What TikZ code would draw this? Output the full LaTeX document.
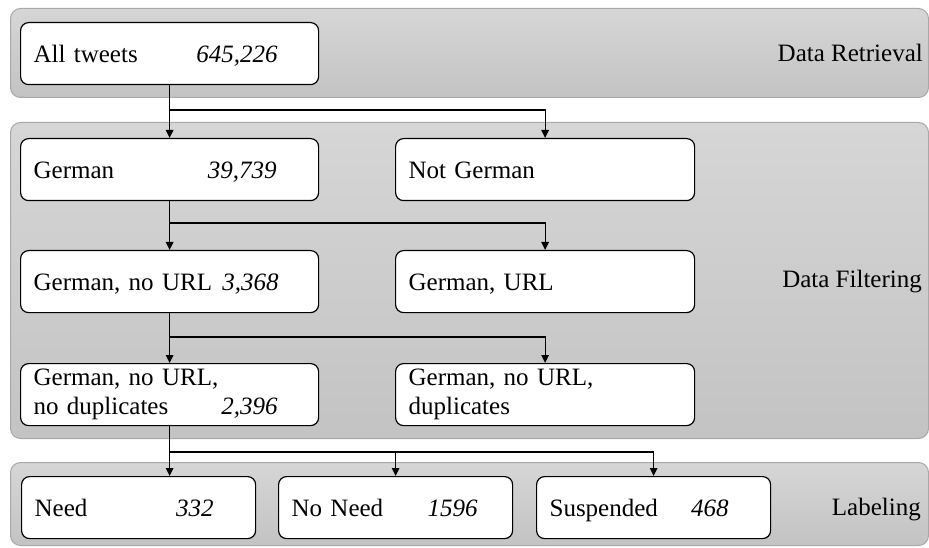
\documentclass[tikz,border=0pt]{standalone}
\usepackage{fontspec}
\setmainfont{Liberation Serif}
\usetikzlibrary{arrows.meta}
\definecolor{bandtop}{RGB}{214,214,214}
\definecolor{bandbot}{RGB}{195,195,195}
\definecolor{bandline}{RGB}{168,168,168}
\newcommand{\padr}[1]{\rule{#1}{0pt}}
\begin{document}
\begin{tikzpicture}[x=1pt,y=-1pt,
  band/.style={draw=bandline, line width=1pt, rounded corners=10pt, top color=bandtop, bottom color=bandbot, anchor=north west, inner sep=0pt},
  box/.style={draw=black, line width=1.2pt, rounded corners=8pt, fill=white, anchor=north west, minimum height=62pt, inner xsep=13pt, inner ysep=0pt, align=left, text width=#1, font=\fontsize{25}{29}\selectfont},
  one/.style={text height=18pt, text depth=0pt},
  lbl/.style={inner sep=0pt, font=\fontsize{25}{29}\selectfont},
  arr/.style={line width=1.2pt, -{Triangle[length=8pt,width=7.5pt]}}]
\useasboundingbox (0,0) rectangle (929,548);
% bands
\node[band, minimum width=918pt, minimum height=89pt] (b1) at (10,8) {};
\node[band, minimum width=918pt, minimum height=316pt] (b2) at (10,122) {};
\node[band, minimum width=918pt, minimum height=83pt] (b3) at (10,462) {};
\node[lbl, anchor=base east] (t1) at (923,62) {Data Retrieval};
\node[lbl, anchor=base east] (t2) at (922,287) {Data Filtering};
\node[lbl, anchor=base east] (t3) at (921,515) {Labeling};
% boxes
\node[box=272pt, one] (all) at (20,22) {All tweets\nobreak\hfill\textit{645,226}\padr{28pt}};
\node[box=272pt, one] (ger) at (20,138) {German\nobreak\hfill\textit{39,739}\padr{29pt}};
\node[box=273pt, one] (notger) at (395,138) {Not German};
\node[box=272pt, one] (gnu) at (20,250) {German, no URL\nobreak\hfill\textit{3,368}\padr{27pt}};
\node[box=273pt, one] (gurl) at (395,250) {German, URL};
\node[box=272pt] (gnd) at (20,363) {German, no URL,\\no duplicates\nobreak\hfill\textit{2,396}\padr{28pt}};
\node[box=273pt] (gd) at (395,363) {German, no URL,\\duplicates};
\node[box=208pt, one] (need) at (21,476) {Need\nobreak\hfill\textit{332}\padr{29pt}};
\node[box=208pt, one] (noneed) at (278,476) {No Need\nobreak\hfill\textit{1596}\padr{22pt}};
\node[box=208pt, one] (susp) at (536,476) {Suspended\nobreak\hfill\textit{468}\padr{29pt}};
% connectors
\coordinate (j1) at (all.south |- 0,110);
\coordinate (j2) at (ger.south |- 0,223);
\coordinate (j3) at (gnu.south |- 0,337);
\coordinate (j4) at (gnd.south |- 0,452);
\draw[arr] (all.south) -- (ger.north);
\draw[arr] (j1) -| (notger.north);
\draw[arr] (ger.south) -- (gnu.north);
\draw[arr] (j2) -| (gurl.north);
\draw[arr] (gnu.south) -- (gnd.north);
\draw[arr] (j3) -| (gd.north);
\draw[arr] (gnd.south) -- (gnd.south |- need.north);
\draw[arr] (j4) -| (noneed.north);
\draw[arr] (j4) -| (susp.north);
\end{tikzpicture}
\end{document}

* * *

Transcribe each line above verbatim, with the pictures left out.

What TikZ code would draw this? Output the full LaTeX document.
\documentclass[tikz,border=0pt]{standalone}
\usepackage{fontspec}
\setmainfont{Liberation Serif}
\usetikzlibrary{arrows.meta}
\definecolor{bandtop}{RGB}{214,214,214}
\definecolor{bandbot}{RGB}{195,195,195}
\definecolor{bandline}{RGB}{168,168,168}
\newcommand{\padr}[1]{\rule{#1}{0pt}}
\begin{document}
\begin{tikzpicture}[x=1pt,y=-1pt,
  band/.style={draw=bandline, line width=1pt, rounded corners=10pt, top color=bandtop, bottom color=bandbot, anchor=north west, inner sep=0pt},
  box/.style={draw=black, line width=1.2pt, rounded corners=8pt, fill=white, anchor=north west, minimum height=62pt, inner xsep=13pt, inner ysep=0pt, align=left, text width=#1, font=\fontsize{25}{29}\selectfont},
  one/.style={text height=18pt, text depth=0pt},
  lbl/.style={inner sep=0pt, font=\fontsize{25}{29}\selectfont},
  arr/.style={line width=1.2pt, -{Triangle[length=8pt,width=7.5pt]}}]
\useasboundingbox (0,0) rectangle (929,548);
% bands
\node[band, minimum width=918pt, minimum height=89pt] (b1) at (10,8) {};
\node[band, minimum width=918pt, minimum height=316pt] (b2) at (10,122) {};
\node[band, minimum width=918pt, minimum height=83pt] (b3) at (10,462) {};
\node[lbl, anchor=base east] (t1) at (923,62) {Data Retrieval};
\node[lbl, anchor=base east] (t2) at (922,287) {Data Filtering};
\node[lbl, anchor=base east] (t3) at (921,515) {Labeling};
% boxes
\node[box=272pt, one] (all) at (20,22) {All tweets\nobreak\hfill\textit{645,226}\padr{28pt}};
\node[box=272pt, one] (ger) at (20,138) {German\nobreak\hfill\textit{39,739}\padr{29pt}};
\node[box=273pt, one] (notger) at (395,138) {Not German};
\node[box=272pt, one] (gnu) at (20,250) {German, no URL\nobreak\hfill\textit{3,368}\padr{27pt}};
\node[box=273pt, one] (gurl) at (395,250) {German, URL};
\node[box=272pt] (gnd) at (20,363) {German, no URL,\\no duplicates\nobreak\hfill\textit{2,396}\padr{28pt}};
\node[box=273pt] (gd) at (395,363) {German, no URL,\\duplicates};
\node[box=208pt, one] (need) at (21,476) {Need\nobreak\hfill\textit{332}\padr{29pt}};
\node[box=208pt, one] (noneed) at (278,476) {No Need\nobreak\hfill\textit{1596}\padr{22pt}};
\node[box=208pt, one] (susp) at (536,476) {Suspended\nobreak\hfill\textit{468}\padr{29pt}};
% connectors
\coordinate (j1) at (all.south |- 0,110);
\coordinate (j2) at (ger.south |- 0,223);
\coordinate (j3) at (gnu.south |- 0,337);
\coordinate (j4) at (gnd.south |- 0,452);
\draw[arr] (all.south) -- (ger.north);
\draw[arr] (j1) -| (notger.north);
\draw[arr] (ger.south) -- (gnu.north);
\draw[arr] (j2) -| (gurl.north);
\draw[arr] (gnu.south) -- (gnd.north);
\draw[arr] (j3) -| (gd.north);
\draw[arr] (gnd.south) -- (gnd.south |- need.north);
\draw[arr] (j4) -| (noneed.north);
\draw[arr] (j4) -| (susp.north);
\end{tikzpicture}
\end{document}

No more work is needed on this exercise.